* Brazilian coops report very low stocks, slow start to harvest
* Exporters still dealing with delays after truckers strike
* Importers see possible need to buy other origins as substitutes
By Ana Ionova and Marcelo Teixeira
LONDON/SAO PAULO, June 7 (Reuters) - Trade in arabica coffee in Brazil has slowed to a trickle as stocks dwindle at the height of the between-harvests period and merchants are still dealing with transport disruptions following a nationwide truckers strike.
The slowdown has tightened already scarce nearby supplies of arabica from the top grower where stocks dropped following a 20 percent fall in the last crop compared to the previous season.
While a record crop is expected this year, coffee has been slow to get to the market amid delays to the harvest.

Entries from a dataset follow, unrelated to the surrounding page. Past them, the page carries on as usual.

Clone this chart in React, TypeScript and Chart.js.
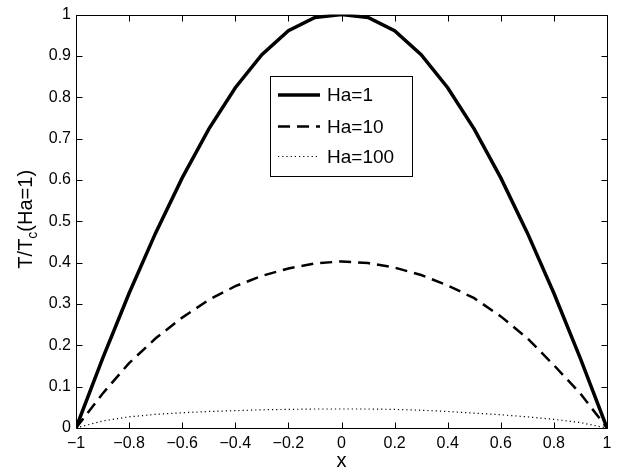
import React, { useEffect, useRef } from "react";
import { Chart, registerables } from "chart.js";

Chart.register(...registerables);

const xValues = [-1, -0.9, -0.8, -0.7, -0.6, -0.5, -0.4, -0.3, -0.2, -0.1, 0, 0.1, 0.2, 0.3, 0.4, 0.5, 0.6, 0.7, 0.8, 0.9, 1];
const ha1 = [0, 0.168, 0.326, 0.472, 0.605, 0.723, 0.823, 0.903, 0.961, 0.993, 1.0, 0.993, 0.961, 0.903, 0.823, 0.723, 0.605, 0.472, 0.326, 0.168, 0];
const ha10 = [0, 0.083, 0.157, 0.217, 0.267, 0.31, 0.343, 0.368, 0.386, 0.398, 0.403, 0.399, 0.388, 0.37, 0.345, 0.314, 0.27, 0.217, 0.152, 0.083, 0];
const ha100 = [0, 0.017, 0.027, 0.033, 0.037, 0.04, 0.042, 0.044, 0.045, 0.046, 0.046, 0.046, 0.045, 0.043, 0.04, 0.036, 0.032, 0.027, 0.021, 0.013, 0];
const seriesLabels = ["Ha=1", "Ha=10", "Ha=100"];
const xTitle = "x";
const yTitleParts = ["T/T", "c", "(Ha=1)"];

const FONT = "'Liberation Sans', Arial, Helvetica, sans-serif";

const fmt = (v: number) => {
  const r = Math.round(v * 10) / 10;
  if (r === 0) return "0";
  const s = String(Math.abs(r));
  return r < 0 ? "\u2212" + s : s;
};

const framePlugin = {
  id: "matlabFrame",
  afterDatasetsDraw(chart: any) {
    const { ctx, chartArea: a, scales } = chart;
    const xs = scales.x;
    const ys = scales.y;
    const L = Math.round(a.left) + 0.5;
    const R = Math.round(a.right) + 0.5;
    const T = Math.round(a.top) + 0.5;
    const B = Math.round(a.bottom) + 0.5;
    const tl = 6;
    ctx.save();
    ctx.strokeStyle = "#000";
    ctx.lineWidth = 1;
    ctx.setLineDash([]);
    ctx.beginPath();
    ctx.rect(L, T, R - L, B - T);
    xs.ticks.forEach((t: any) => {
      const px = Math.round(xs.getPixelForValue(t.value)) + 0.5;
      ctx.moveTo(px, B);
      ctx.lineTo(px, B - tl);
      ctx.moveTo(px, T);
      ctx.lineTo(px, T + tl);
    });
    ys.ticks.forEach((t: any) => {
      const py = Math.round(ys.getPixelForValue(t.value)) + 0.5;
      ctx.moveTo(L, py);
      ctx.lineTo(L + tl, py);
      ctx.moveTo(R, py);
      ctx.lineTo(R - tl, py);
    });
    ctx.stroke();

    // legend
    const lx0 = 270.5, ly0 = 76.5, lw = 142, lh = 100;
    ctx.fillStyle = "#fff";
    ctx.fillRect(lx0, ly0, lw, lh);
    ctx.strokeRect(lx0, ly0, lw, lh);
    const rows = [95, 126.5, 156.5];
    chart.data.datasets.forEach((ds: any, i: number) => {
      const y = rows[i];
      ctx.save();
      ctx.strokeStyle = ds.borderColor;
      ctx.lineWidth = ds.borderWidth;
      ctx.setLineDash(ds.borderDash || []);
      ctx.beginPath();
      ctx.moveTo(278, y);
      ctx.lineTo(320, y);
      ctx.stroke();
      ctx.restore();
      ctx.fillStyle = "#000";
      ctx.font = `19px ${FONT}`;
      ctx.textAlign = "left";
      ctx.textBaseline = "middle";
      ctx.fillText(ds.label, 327, y + 1);
    });

    // x title
    ctx.fillStyle = "#000";
    ctx.font = `20px ${FONT}`;
    ctx.textAlign = "center";
    ctx.textBaseline = "alphabetic";
    ctx.fillText(xTitle, (a.left + a.right) / 2, 467);

    // y title with subscript
    ctx.save();
    const cy = (a.top + a.bottom) / 2;
    ctx.translate(32, cy - 2);
    ctx.rotate(-Math.PI / 2);
    const big = `20px ${FONT}`;
    const small = `14px ${FONT}`;
    ctx.font = big;
    const w1 = ctx.measureText(yTitleParts[0]).width;
    const w3 = ctx.measureText(yTitleParts[2]).width;
    ctx.font = small;
    const w2 = ctx.measureText(yTitleParts[1]).width;
    const total = w1 + w2 + w3;
    let x = -total / 2;
    ctx.textAlign = "left";
    ctx.font = big;
    ctx.fillText(yTitleParts[0], x, 0);
    x += w1;
    ctx.font = small;
    ctx.fillText(yTitleParts[1], x, 5);
    x += w2;
    ctx.font = big;
    ctx.fillText(yTitleParts[2], x, 0);
    ctx.restore();
    ctx.restore();
  },
};

export default function App() {
  const ref = useRef<HTMLCanvasElement>(null);
  useEffect(() => {
    document.body.style.margin = "0";
    const canvas = ref.current;
    if (!canvas) return;
    const toPts = (ys: number[]) => xValues.map((x, i) => ({ x, y: ys[i] }));
    const chart = new Chart(canvas, {
      type: "line",
      data: {
        datasets: [
          { label: seriesLabels[0], data: toPts(ha1), borderColor: "#000", borderWidth: 3.5, borderDash: [], pointRadius: 0, tension: 0, fill: false },
          { label: seriesLabels[1], data: toPts(ha10), borderColor: "#000", borderWidth: 2.5, borderDash: [12, 7], pointRadius: 0, tension: 0, fill: false },
          { label: seriesLabels[2], data: toPts(ha100), borderColor: "#000", borderWidth: 1.2, borderDash: [1.2, 3], pointRadius: 0, tension: 0, fill: false },
        ],
      },
      options: {
        responsive: false,
        animation: false,
        devicePixelRatio: 1,
        layout: { padding: { left: 0, top: 10, right: 18, bottom: 0 } },
        plugins: { legend: { display: false }, tooltip: { enabled: false } },
        scales: {
          x: {
            type: "linear",
            min: -1,
            max: 1,
            grid: { display: false, drawTicks: false },
            border: { display: false },
            ticks: {
              stepSize: 0.2,
              color: "#000",
              padding: 6,
              maxRotation: 0,
              font: { family: FONT, size: 16 },
              callback: (v: any) => fmt(Number(v)),
            },
            afterFit: (s: any) => {
              s.height = 42;
            },
          },
          y: {
            type: "linear",
            min: 0,
            max: 1,
            grid: { display: false, drawTicks: false },
            border: { display: false },
            ticks: {
              stepSize: 0.1,
              color: "#000",
              padding: 5,
              font: { family: FONT, size: 16 },
              callback: (v: any) => fmt(Number(v)),
            },
            afterFit: (s: any) => {
              s.width = 76;
            },
          },
        },
      },
      plugins: [framePlugin],
    });
    return () => chart.destroy();
  }, []);
  return <canvas ref={ref} width={625} height={470} style={{ display: "block" }} />;
}
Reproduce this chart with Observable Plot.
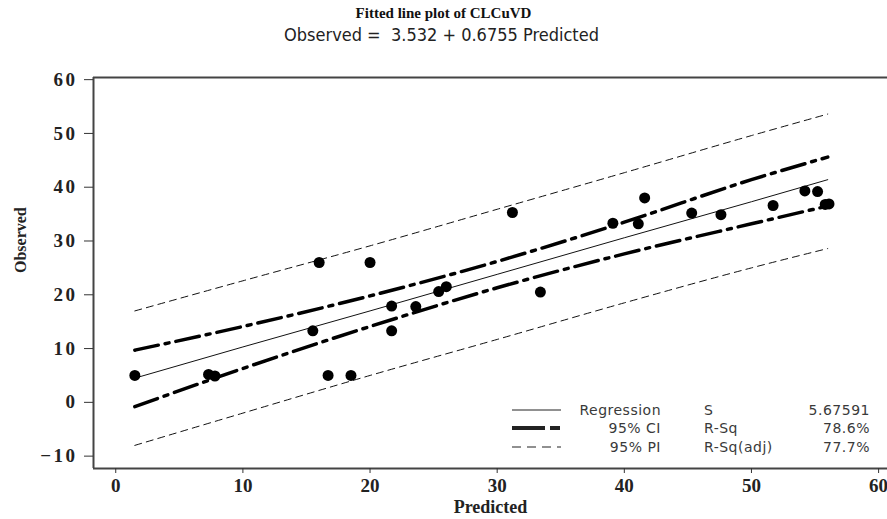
<!DOCTYPE html>
<html>
<head>
<meta charset="utf-8">
<script src="https://cdn.jsdelivr.net/npm/d3@7"></script>
<script src="https://cdn.jsdelivr.net/npm/@observablehq/plot@0.6"></script>
<style>
  html, body { margin: 0; padding: 0; background: #fff; }
  #wrap { position: relative; width: 887px; height: 519px; overflow: hidden; }
  #head { position: relative; width: 887px; height: 50px; }
  #title { position: absolute; left: 0; width: 887px; top: 5px; text-align: center;
           font-family: "Liberation Serif", serif; font-weight: bold; font-size: 15px; color: #111; }
  #subtitle { position: absolute; left: 0; width: 883px; top: 24px; text-align: center;
           font-family: "Liberation Sans Narrow", "DejaVu Sans Condensed", sans-serif; font-size: 18px; color: #222; }
  #chart svg { display: block; }
</style>
</head>
<body>
<div id="wrap">
  <div id="head">
    <div id="title">Fitted line plot of CLCuVD</div>
    <div id="subtitle">Observed =&nbsp;&nbsp;3.532 + 0.6755 Predicted</div>
  </div>
  <div id="chart"></div>
</div>
<script>
// Observed points (Predicted, Observed)
const obsPredicted = [1.5, 7.3, 7.8, 16.0, 20.0, 15.5, 16.7, 18.5, 21.7, 21.7, 23.6, 25.4, 26.0,
                      31.2, 33.4, 41.6, 39.1, 41.1, 45.3, 47.6, 51.7, 54.2, 55.2, 55.8, 56.1];
const obsObserved  = [5.0, 5.2, 4.9, 26.0, 26.0, 13.3, 5.0, 5.0, 17.9, 13.3, 17.8, 20.6, 21.5,
                      35.3, 20.5, 38.0, 33.3, 33.2, 35.2, 34.9, 36.6, 39.3, 39.2, 36.8, 36.9];

// Fitted line and bands
const bandX   = [1.5, 10, 20, 30, 40, 50, 56];
const fitY    = [4.5, 10.3, 17.0, 23.8, 30.6, 37.3, 41.4];
const ciUpper = [9.7, 14.1, 19.8, 26.2, 33.5, 41.4, 45.6];
const ciLower = [-0.8, 6.3, 14.1, 21.3, 27.6, 33.2, 36.5];
const piUpper = [17.0, 22.6, 29.1, 35.9, 42.7, 49.6, 53.6];
const piLower = [-8.0, -2.0, 5.0, 11.7, 18.5, 25.0, 28.6];

const xTicks = [0, 10, 20, 30, 40, 50, 60];
const yTicks = [-10, 0, 10, 20, 30, 40, 50, 60];
const xDomain = [-1.75, 60.7];
const yDomain = [-12.3, 60.4];

const legendRows = [
  {name: "Regression", stat: "S", value: "5.67591"},
  {name: "95% CI", stat: "R-Sq", value: "78.6%"},
  {name: "95% PI", stat: "R-Sq(adj)", value: "77.7%"}
];

const points = obsPredicted.map((p, i) => ({x: p, y: obsObserved[i]}));
const series = (ys) => bandX.map((x, i) => ({x, y: ys[i]}));

const serif = "Liberation Serif, Times New Roman, serif";

const plot = Plot.plot({
  width: 887,
  height: 469,
  marginTop: 27,
  marginBottom: 51,
  marginLeft: 93,
  marginRight: 0,
  style: {fontFamily: serif, fontWeight: "bold", color: "#222", background: "#fff", fontSize: "18px"},
  x: {domain: xDomain, label: null},
  y: {domain: yDomain, label: null},
  marks: [
    Plot.ruleY([yDomain[0], yDomain[1]], {stroke: "#444", strokeWidth: 2}),
    Plot.ruleX([xDomain[0]], {stroke: "#444", strokeWidth: 2}),
    Plot.axisX(xTicks, {tickSize: 5, tickPadding: 5, fontSize: 19, stroke: "#333"}),
    Plot.axisY(yTicks, {tickSize: 9, tickPadding: 7, fontSize: 19, stroke: "#333"}),
    Plot.line(series(piUpper), {x: "x", y: "y", stroke: "#111", strokeWidth: 1, strokeDasharray: "7,5", curve: "monotone-x"}),
    Plot.line(series(piLower), {x: "x", y: "y", stroke: "#111", strokeWidth: 1, strokeDasharray: "7,5", curve: "monotone-x"}),
    Plot.line(series(ciUpper), {x: "x", y: "y", stroke: "#000", strokeWidth: 3.5, strokeDasharray: "24,7,4,7", curve: "monotone-x"}),
    Plot.line(series(ciLower), {x: "x", y: "y", stroke: "#000", strokeWidth: 3.5, strokeDasharray: "24,7,4,7", curve: "monotone-x"}),
    Plot.line(series(fitY), {x: "x", y: "y", stroke: "#111", strokeWidth: 1}),
    Plot.dot(points, {x: "x", y: "y", r: 5.5, fill: "#000", stroke: "none"}),
    Plot.text(["Predicted"], {frameAnchor: "bottom", dy: 44, fontSize: 18, fill: "#222"}),
    Plot.text(["Observed"], {frameAnchor: "left", dx: -73, rotate: -90, fontSize: 16, fill: "#222"})
  ]
});

document.getElementById("chart").appendChild(plot);

// letter spacing on y tick labels
d3.select(plot).selectAll('g[aria-label="y-axis tick label"] text').style("letter-spacing", "2.5px");

// Legend
const svg = d3.select(plot);
const lg = svg.append("g").attr("font-family", "DejaVu Sans, Verdana, sans-serif").attr("font-size", 14)
  .attr("font-weight", "normal").attr("fill", "#3a3a3a").style("letter-spacing", "0.5px");
const rowY = [360, 378, 397];
const styles = [
  {w: 1, dash: null},
  {w: 4, dash: "33,5,10"},
  {w: 1.2, dash: "9,6"}
];
legendRows.forEach((r, i) => {
  const y = rowY[i];
  const ln = lg.append("line").attr("x1", 512).attr("x2", 561).attr("y1", y).attr("y2", y)
    .attr("stroke", "#222").attr("stroke-width", styles[i].w);
  if (styles[i].dash) ln.attr("stroke-dasharray", styles[i].dash);
  lg.append("text").attr("x", 661).attr("y", y + 5).attr("text-anchor", "end").text(r.name);
  lg.append("text").attr("x", 704).attr("y", y + 5).attr("text-anchor", "start").text(r.stat);
  lg.append("text").attr("x", 870).attr("y", y + 5).attr("text-anchor", "end").text(r.value);
});
</script>
</body>
</html>
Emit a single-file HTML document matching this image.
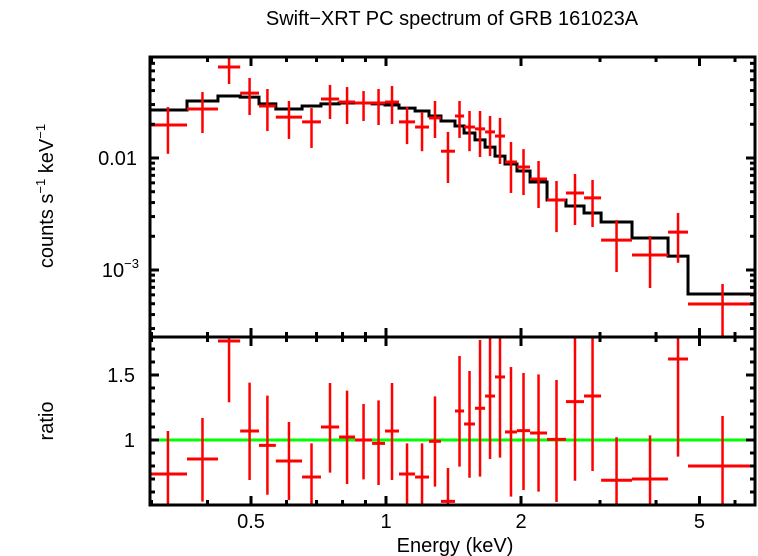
<!DOCTYPE html>
<html><head><meta charset="utf-8">
<style>
html,body{margin:0;padding:0;background:#fff;}
svg{display:block;font-family:"Liberation Sans",Arial,sans-serif;}
</style></head>
<body>
<svg id="chart" width="758" height="556" viewBox="0 0 758 556" xmlns="http://www.w3.org/2000/svg">
<text x="452" y="25" font-size="20" text-anchor="middle">Swift−XRT PC spectrum of GRB 161023A</text>
<text transform="translate(53,196) rotate(-90)" font-size="20" text-anchor="middle">counts s<tspan font-size="13" dy="-8">−1</tspan><tspan dy="8"> keV</tspan><tspan font-size="13" dy="-8">−1</tspan></text>
<text transform="translate(53,421) rotate(-90)" font-size="20" text-anchor="middle">ratio</text>
<text x="455" y="552" font-size="20" text-anchor="middle">Energy (keV)</text>
<g id="g"></g>
</svg>
<script>
// bin edges (keV)
const binEdges=[0.296,0.360,0.422,0.473,0.521,0.568,0.650,0.716,0.786,0.853,0.931,0.995,1.069,1.161,1.247,1.326,1.425,1.493,1.579,1.663,1.750,1.842,1.959,2.095,2.286,2.519,2.764,3.017,3.536,4.255,4.714,6.72];
// observed counts s^-1 keV^-1 and error bounds
const counts=[0.0197,0.0274,0.0649,0.0380,0.0291,0.0232,0.0210,0.0336,0.0316,0.0310,0.0310,0.0316,0.0210,0.0189,0.0228,0.0115,0.0237,0.0189,0.0182,0.0171,0.0157,0.00921,0.00831,0.00649,0.00422,0.00487,0.00440,0.00185,0.00136,0.00218,0.000497];
const countsHi=[0.0285,0.0388,0.0832,0.0518,0.0413,0.0323,0.0279,0.0449,0.0430,0.0396,0.0413,0.0440,0.0285,0.0258,0.0323,0.0171,0.0323,0.0263,0.0263,0.0237,0.0228,0.0139,0.0120,0.00940,0.00623,0.00720,0.00637,0.00279,0.00201,0.00323,0.000750];
const countsLo=[0.0109,0.0167,0.0458,0.0242,0.0174,0.0148,0.0123,0.0223,0.0201,0.0214,0.0197,0.0201,0.0133,0.0115,0.0151,0.00598,0.0151,0.0115,0.0102,0.0104,0.00884,0.00487,0.00467,0.00358,0.00218,0.00252,0.00242,0.000960,0.000691,0.00116,0.0002];
// model counts per bin
const model=[0.0268,0.0323,0.0358,0.0350,0.0304,0.0274,0.0291,0.0304,0.0310,0.0310,0.0304,0.0297,0.0279,0.0263,0.0237,0.0214,0.0193,0.0167,0.0145,0.0125,0.0104,0.00884,0.00766,0.00611,0.00422,0.00373,0.00323,0.00268,0.00193,0.00133,0.000611];
// ratio and error bounds
const ratio=[0.738,0.854,1.762,1.069,0.959,0.838,0.715,1.10,1.023,1.0,0.974,1.069,0.738,0.715,0.99,0.528,1.223,1.123,1.244,1.338,1.485,1.062,1.072,1.054,1.005,1.295,1.338,0.69,0.70,1.623,0.80];
const ratioHi=[1.069,1.169,1.9,1.441,1.341,1.138,0.974,1.438,1.38,1.277,1.305,1.438,0.974,0.974,1.336,0.785,1.646,1.531,1.769,1.9,1.9,1.562,1.515,1.505,1.462,1.9,1.9,1.021,1.036,1.9,1.185];
const ratioLo=[0.4,0.526,1.29,0.692,0.579,0.538,0.4,0.749,0.662,0.697,0.654,0.692,0.4,0.4,0.641,0.4,0.795,0.71,0.718,0.854,0.864,0.564,0.615,0.603,0.523,0.687,0.762,0.4,0.4,0.872,0.4];
const xTicksMajor=[0.5,1,2,5];
const xTickLabels=["0.5","1","2","5"];
const xTicksMinor=[0.3,0.4,0.6,0.7,0.8,0.9,3,4,6];

const L=150,R=755,T1=57,B1=337,T2=337,B2=505;
const xs=e=>386+448.5*Math.log10(e);
const y1=c=>158-112*(Math.log10(c)+2);
const y2=r=>440-130*(r-1);
const NS="http://www.w3.org/2000/svg";
const g=document.getElementById('g');
function el(tag,attrs,parent){const e=document.createElementNS(NS,tag);for(const k in attrs)e.setAttribute(k,attrs[k]);(parent||g).appendChild(e);return e;}
function line(x1,y1_,x2,y2_,col,w,name){const e=el('line',{x1:x1,y1:y1_,x2:x2,y2:y2_,stroke:col,'stroke-width':w});

return e;}

const defs=el('defs',{});
const c1=el('clipPath',{id:'c1'},defs);el('rect',{x:L,y:T1,width:R-L,height:B1-T1},c1);
const c2=el('clipPath',{id:'c2'},defs);el('rect',{x:L,y:T2,width:R-L,height:B2-T2},c2);
const gTop=el('g',{'clip-path':'url(#c1)'});


const gBot=el('g',{'clip-path':'url(#c2)'});



let d='';
for(let i=0;i<model.length;i++){const xa=xs(binEdges[i]),xb=xs(binEdges[i+1]),y=y1(model[i]);d+=(i===0?'M':'L')+xa+','+y+'L'+xb+','+y;}
const mp=el('path',{d:d,fill:'none',stroke:'#000','stroke-width':3},gTop);



for(let i=0;i<counts.length;i++){
 const xa=xs(binEdges[i]),xb=xs(binEdges[i+1]),xc=(xa+xb)/2;
 const a=el('line',{x1:xa,x2:xb,y1:y1(counts[i]),y2:y1(counts[i]),stroke:'#f00','stroke-width':3},gTop);
 
 
 const b=el('line',{x1:xc,x2:xc,y1:y1(countsHi[i]),y2:y1(countsLo[i]),stroke:'#f00','stroke-width':2.5},gTop);
 
 
}
const gl=el('line',{x1:L,x2:R,y1:y2(1),y2:y2(1),stroke:'#0f0','stroke-width':3},gBot);


for(let i=0;i<ratio.length;i++){
 const xa=xs(binEdges[i]),xb=xs(binEdges[i+1]),xc=(xa+xb)/2;
 const a=el('line',{x1:xa,x2:xb,y1:y2(ratio[i]),y2:y2(ratio[i]),stroke:'#f00','stroke-width':3},gBot);
 
 
 const b=el('line',{x1:xc,x2:xc,y1:y2(ratioHi[i]),y2:y2(ratioLo[i]),stroke:'#f00','stroke-width':2.5},gBot);
 
 
}

for(const [t,b,n] of [[T1,B1,'top-panel-frame'],[T2,B2,'ratio-panel-frame']]){
 const r=el('rect',{x:L,y:t,width:R-L,height:b-t,fill:'none',stroke:'#000','stroke-width':3});
 
 
}
for(const [t,b] of [[T1,B1],[T2,B2]]){
 for(const v of xTicksMajor){const x=xs(v);line(x,t,x,t+9,'#000',3,'x-major-tick');line(x,b,x,b-9,'#000',3,'x-major-tick');}
 for(const v of xTicksMinor){const x=xs(v);line(x,t,x,t+5,'#000',3,'x-minor-tick');line(x,b,x,b-5,'#000',3,'x-minor-tick');}
}
xTicksMajor.forEach((v,i)=>{const t=el('text',{x:xs(v),y:528,'font-size':20,'text-anchor':'middle'});t.textContent=xTickLabels[i];

});
for(let dec=-4;dec<=-1;dec++){for(let m=1;m<=9;m++){const v=m*Math.pow(10,dec);const y=y1(v);if(y<T1+1||y>B1-1)continue;const len=m===1?9:5;
 line(L,y,L+len,y,'#000',3,'y-tick');line(R,y,R-len,y,'#000',3,'y-tick');}}
const t1=el('text',{x:137,y:165,'font-size':20,'text-anchor':'end'});t1.textContent='0.01';


const t2=el('text',{x:139,y:277,'font-size':20,'text-anchor':'end'});t2.innerHTML='10<tspan font-size="13" dy="-9">−3</tspan>';


for(let k=5;k<=17;k++){const v=k/10;const y=y2(v);if(y<T2+1||y>B2-1)continue;const len=(k===10||k===15)?9:5;
 line(L,y,L+len,y,'#000',3,'ratio-tick');line(R,y,R-len,y,'#000',3,'ratio-tick');}
for(const [v,s] of [[1,'1'],[1.5,'1.5']]){const t=el('text',{x:135,y:y2(v)+7,'font-size':20,'text-anchor':'end'});t.textContent=s;

}
</script>
</body></html>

The truckers strike deepened worries about hold-ups as it curbed May coffee exports by some 900,000 bags.
“At the moment, there’s only limited business taking place,” said one European dealer.
“We’re not seeing the normal volumes traded.”
The reduced flow from Brazil has not stemmed persistent investor selling ahead of a looming supply surplus expected in 2018/19. But farmers could still make a profit due to a weakening of the local currency.
“If the weakening in the currency carries on, that will increase prices (in local terms) to a point to which the farmer will be incentivised to sell more,” said Steve Wateridge, managing partner at Tropical Research Services.
A weaker Brazilian real improves local currency returns on dollar-traded commodities such as coffee. The recent weakness improved returns by roughly 10 percent in reais, according to cooperative Coocapec, in the Mogiana coffee region in Brazil.
There are discordant voices in the market regarding level of stocks and possible farmer hoarding.
In Brazil, where much of the coffee is produced on large estates, growers often have access to storage facilities and do not have to sell immediately into the market, Ricardo Santos, managing director at London-based Riccoffee, said.
“The large estates are under no pressure at all - they have access to large amounts of cheap finance,” Santos said.
“Brazil is the one origin where large farmers have a very strong financial muscle and the infrastructure is there to hold coffee,” said Carlos Mera, senior commodities analyst at Rabobank.
However, Lucio Dias, head of sales at Cooxupé, the world’s largest coffee cooperative and Brazil’s number one arabica exporter, disagrees.
“There is basically no coffee left (from old crop). Farmers sold everything they had,” he said.
Dias said Cooxupé delayed shipments of 60,000 bags (60 kg) due to the truckers’ strike and estimates the coop will take 20 days to normalise cargos.
Jandir Castro Filho, commercial manager at Coocapec, says harvest has been delayed by around 15 days in the Mogiana area, since farmers were unable to prepare machines and buy fuel.
He said some importers might need to buy coffee from other origins due to delays and reduced flow from Brazil.
“We lost our ship due to the strike. I’m trying to get another vessel to put a container in it,” he said.
“This is a tight stock situation,” one European industry source said. “If coffee is stuck in the supply chain, you could end up in a situation where roasters have to find alternatives.”